TASK BRIEF: Say how many lines in the data below contain the word "this", and give no other text.

DATA TO USE:
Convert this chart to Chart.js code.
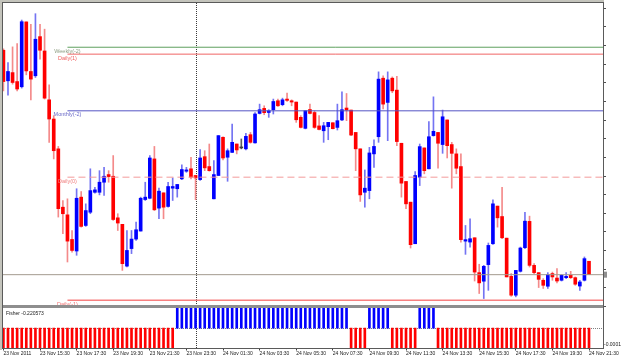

...

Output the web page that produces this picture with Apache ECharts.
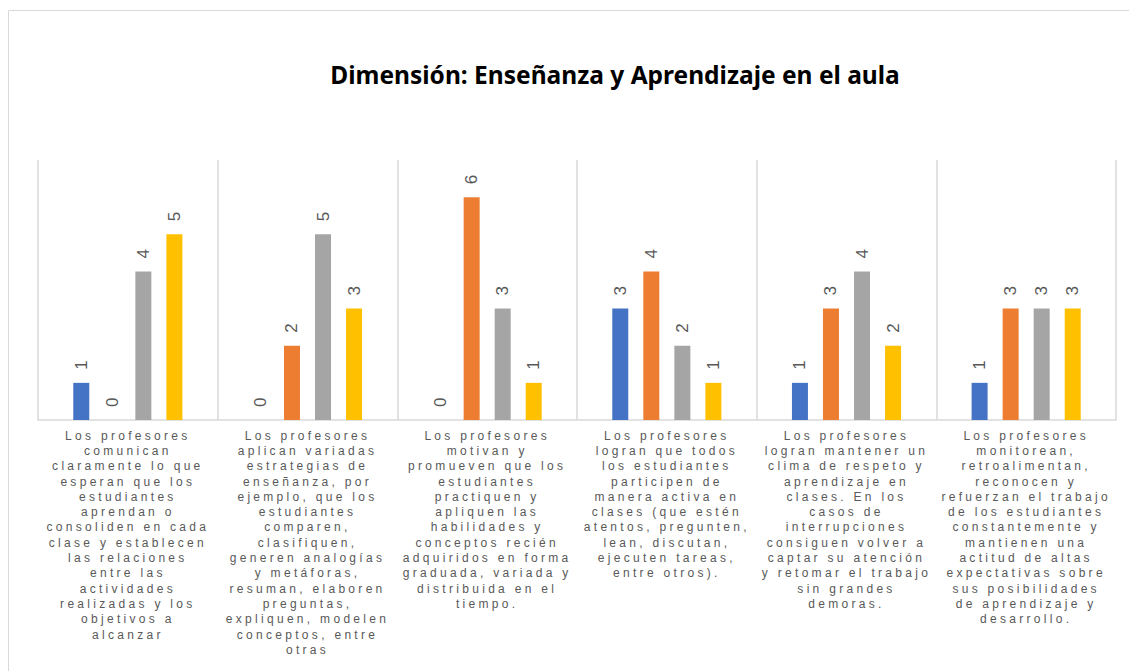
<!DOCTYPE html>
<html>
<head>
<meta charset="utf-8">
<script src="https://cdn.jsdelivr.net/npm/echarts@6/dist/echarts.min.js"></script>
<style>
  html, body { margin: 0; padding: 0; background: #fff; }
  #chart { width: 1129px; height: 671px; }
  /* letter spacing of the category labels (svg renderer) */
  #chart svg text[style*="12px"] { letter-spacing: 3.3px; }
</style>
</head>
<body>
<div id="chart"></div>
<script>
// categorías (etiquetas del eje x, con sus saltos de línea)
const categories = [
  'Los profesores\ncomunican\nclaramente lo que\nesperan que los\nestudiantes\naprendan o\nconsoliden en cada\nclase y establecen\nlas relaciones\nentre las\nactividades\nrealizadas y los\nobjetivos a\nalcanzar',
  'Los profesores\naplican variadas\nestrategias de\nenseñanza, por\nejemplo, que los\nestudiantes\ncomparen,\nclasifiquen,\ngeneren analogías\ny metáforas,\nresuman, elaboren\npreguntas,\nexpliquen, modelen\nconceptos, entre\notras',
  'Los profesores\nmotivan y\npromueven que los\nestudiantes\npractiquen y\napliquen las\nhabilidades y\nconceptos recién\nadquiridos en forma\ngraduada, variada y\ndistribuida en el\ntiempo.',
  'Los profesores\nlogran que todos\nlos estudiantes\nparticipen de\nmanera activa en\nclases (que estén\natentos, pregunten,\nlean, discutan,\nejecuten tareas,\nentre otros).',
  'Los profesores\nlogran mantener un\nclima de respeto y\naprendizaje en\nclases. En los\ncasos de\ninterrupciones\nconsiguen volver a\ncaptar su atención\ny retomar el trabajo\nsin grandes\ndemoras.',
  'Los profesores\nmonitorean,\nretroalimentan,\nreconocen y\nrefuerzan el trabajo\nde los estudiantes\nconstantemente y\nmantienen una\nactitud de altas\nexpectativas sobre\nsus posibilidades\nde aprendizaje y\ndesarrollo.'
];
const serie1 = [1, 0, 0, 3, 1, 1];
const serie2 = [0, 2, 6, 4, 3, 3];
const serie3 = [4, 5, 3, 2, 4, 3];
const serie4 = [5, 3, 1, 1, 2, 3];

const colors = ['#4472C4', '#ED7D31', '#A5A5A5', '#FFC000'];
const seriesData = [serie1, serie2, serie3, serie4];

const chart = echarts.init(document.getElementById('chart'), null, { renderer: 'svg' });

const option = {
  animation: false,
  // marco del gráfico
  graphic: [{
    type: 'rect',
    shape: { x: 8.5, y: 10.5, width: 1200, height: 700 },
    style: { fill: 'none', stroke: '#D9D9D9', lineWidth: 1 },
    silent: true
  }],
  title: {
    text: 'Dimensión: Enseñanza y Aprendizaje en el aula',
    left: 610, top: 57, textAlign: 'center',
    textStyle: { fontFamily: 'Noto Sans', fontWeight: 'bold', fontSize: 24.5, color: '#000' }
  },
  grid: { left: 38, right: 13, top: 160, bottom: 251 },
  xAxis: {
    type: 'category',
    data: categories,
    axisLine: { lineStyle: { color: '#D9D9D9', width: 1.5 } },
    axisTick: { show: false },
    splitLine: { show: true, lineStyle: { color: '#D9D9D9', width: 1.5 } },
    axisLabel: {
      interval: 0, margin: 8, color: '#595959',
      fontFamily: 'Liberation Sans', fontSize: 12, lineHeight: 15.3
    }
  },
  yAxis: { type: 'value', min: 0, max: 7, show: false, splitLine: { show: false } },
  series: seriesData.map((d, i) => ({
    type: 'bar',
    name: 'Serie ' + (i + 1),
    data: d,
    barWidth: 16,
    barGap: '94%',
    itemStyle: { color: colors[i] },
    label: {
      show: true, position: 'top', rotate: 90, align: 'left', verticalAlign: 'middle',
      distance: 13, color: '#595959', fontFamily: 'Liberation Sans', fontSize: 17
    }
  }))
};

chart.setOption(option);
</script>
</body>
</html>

FINISHED TASK: 2